My sweetie goes dumpster diving every time he takes the trash to our neighborhood dumpster, which serves 10 households. Earlier this week, he found several cardboard boxes, and since someone's name was on them, he knew who was not recycling. He pulled out the cardboard and stopped at the recycling bins on his way into town.
This morning he's "compost-diving" into the little bucket beside the kitchen sink. "What's this doing in here?" He pulls out the paper wrapper of a burrito i bought yesterday, melted cheese attached. "Ooh. Icky." He wrinkles his nose.
"It's going into the compost," i say. "I'll take it outdoors right now." (I don't. I write this blog instead.)

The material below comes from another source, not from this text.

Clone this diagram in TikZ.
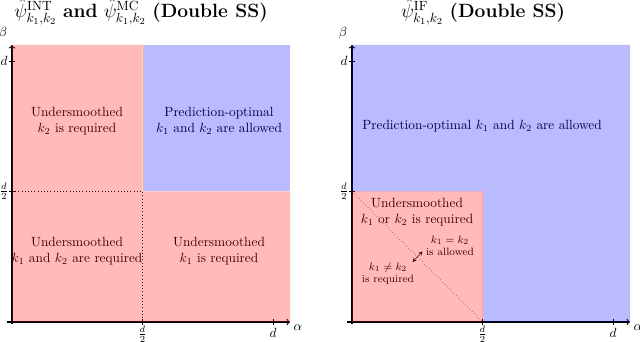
\documentclass[tikz,border=0pt]{standalone}
\usepackage{amsmath}

\newcommand*{\dd}{261}
\newcommand*{\hd}{130.5}
\newcommand*{\xtop}{278}
\newcommand*{\ytop}{277}

\begin{document}
\begin{tikzpicture}
[
	x=0.75pt,y=0.75pt,
	regiontxt/.style={align=center,font=\normalsize,inner sep=0pt},
	smalltxt/.style={align=center,font=\footnotesize,inner sep=0pt},
	ticklbl/.style={inner sep=0pt},
	pinkfill/.style={fill=red,fill opacity=0.27},
	bluefill/.style={fill=blue,fill opacity=0.27}
]
	\useasboundingbox (0,0) rectangle (640,342);

	% axes and ticks, both panels
	\foreach \ox in {12,352} {
		\begin{scope}[shift={(\ox,20)}]
			\draw[->,thick] (-5,0) -- (\xtop,0);
			\draw[->,thick] (0,-2) -- (0,\ytop);
			\foreach \t in {\hd,\dd} {
				\draw (\t,-3) -- (\t,3);
				\draw (-3,\t) -- (3,\t);
			}
			\node[ticklbl] (dx\ox) at (\dd,-11) {$d$};
			\node[ticklbl] (hx\ox) at (\hd,-12) {$\frac{d}{2}$};
			\node[ticklbl] (dy\ox) at (-8,\dd) {$d$};
			\node[ticklbl] (hy\ox) at (-8,\hd) {$\frac{d}{2}$};
			\node[ticklbl] (alpha\ox) at (286,-6) {$\alpha$};
			\node[ticklbl] (beta\ox) at (-9,289) {$\beta$};
		\end{scope}
	}

	% left panel
	\begin{scope}[shift={(12,20)}]
		\node (titleL) at (129,310) {\Large $\hat{\psi}^{\mathrm{INT}}_{k_1,k_2}$ \textbf{and} $\hat{\psi}^{\mathrm{MC}}_{k_1,k_2}$ \textbf{(Double SS)}};

		\draw[dotted] (0,\hd) -- (\hd,\hd) -- (\hd,0);

		\node[regiontxt] (ulL) at (65,201) {Undersmoothed\\$k_2$ is required};
		\node[regiontxt] (urL) at (207,201) {Prediction-optimal\\$k_1$ and $k_2$ are allowed};
		\node[regiontxt] (llL) at (65,71) {Undersmoothed\\$k_1$ and $k_2$ are required};
		\node[regiontxt] (lrL) at (207,71) {Undersmoothed\\$k_1$ is required};

		\fill[pinkfill] (0,0) rectangle (\xtop,\hd) (0,\hd) rectangle (\hd,\ytop);
		\fill[bluefill] (\hd,\hd) rectangle (\xtop,\ytop);
	\end{scope}

	% right panel
	\begin{scope}[shift={(352,20)}]
		\node (titleR) at (131,310) {\Large $\hat{\psi}^{\mathrm{IF}}_{k_1,k_2}$ \textbf{(Double SS)}};

		\draw[dotted] (0,\hd) -- (\hd,0);

		\node[regiontxt] (topR) at (130,196) {Prediction-optimal $k_1$ and $k_2$ are allowed};
		\node[regiontxt] (undR) at (65,110) {Undersmoothed\\$k_1$ or $k_2$ is required};
		\node[smalltxt] (eqR) at (98,76) {$k_1 = k_2$\\is allowed};
		\node[smalltxt] (neqR) at (36,48) {$k_1 \neq k_2$\\is required};
		\coordinate (arrA) at (60.5,60);
		\coordinate (arrB) at (70.5,70.5);
		\draw[<->,>=stealth] (arrA) -- (arrB);

		\fill[pinkfill] (0,0) rectangle (\hd,\hd);
		\fill[bluefill] (\hd,0) -- (\xtop,0) -- (\xtop,\ytop) -- (0,\ytop) -- (0,\hd) -- (\hd,\hd) -- cycle;
	\end{scope}

\end{tikzpicture}
\end{document}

He's the neighborhood recycling police, though his warnings are usually in the form of "I'm going to the recycling bins. Can i take something for you?"
He tries to be the household compost police, but i flash my Master Composter badge and try to get the upper hand. (Well, okay, cheese is not supposed to go into the compost, but i'm not entirely P.C.)
I'm right. You're wrong. As soon as we find ourselves in this internal dialog, we are in Stress City. Just notice that. It's stressful to think I'm right. It feels so gratifying; it feels so right. But look again. We are not the sheriff--of anything.
As if the world is black and white, instead of gray--which today is.